= Pandosia (Epirus) =

Ancient city of Epirus

Map of ancient Epirus

Pandosia (Πανδοσία) was an ancient Greek city of Epirus. Together with the other Elean colonies Bucheta and Elatea it was a city of the Cassopaeans, who were a sub-tribe of the Thesprotians. It was located south of the river Acheron.

==History==
Very little is known about its history, save that Pandosia and its neighbours Bucheta and Elatea were conquered by Philip of Macedon. He transferred the cities to the possession of Alexander I of Epirus.

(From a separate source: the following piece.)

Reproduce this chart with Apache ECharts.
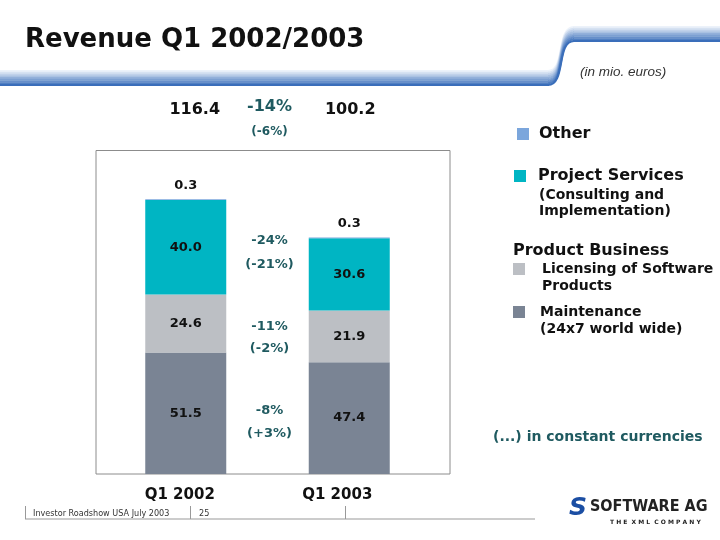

Alexander was allegedly warned by an oracle to beware of Pandosia and the Acheron river. When he left Epirus for a military campaign on the Italian Peninsula he thought himself to be safe, far away from the two places. He did not realize there was also a city called Pandosia and identically named river in Bruttium until it was too late. He was killed there during the Battle of Pandosia.

==Archaeology==
In 1994, archaeological surveys were started on small number of fortified town sites in Southern Epirus. The modern village Kastri is most frequently identified as the site of the ancient city. The ruins of an acropolis can be seen on a hill near Kastri. This site 33 ha occupies and was investigated with an archaeological survey in 1994. Over 85,000 artifacts were uncovered, more than 15,000 pottery sherds and more than 70,000 tile and brick fragments.

A definitive identification of this site as Pandosia has not been possible however, because Strabo described the city as situated to the south of the Acheron, but Kastri is just north of the river. This uncertainty has led to the suggestion that it might have been located much further inland at Gourana. Alternatively, the Acheron river might have changed its course over time to the south of the city.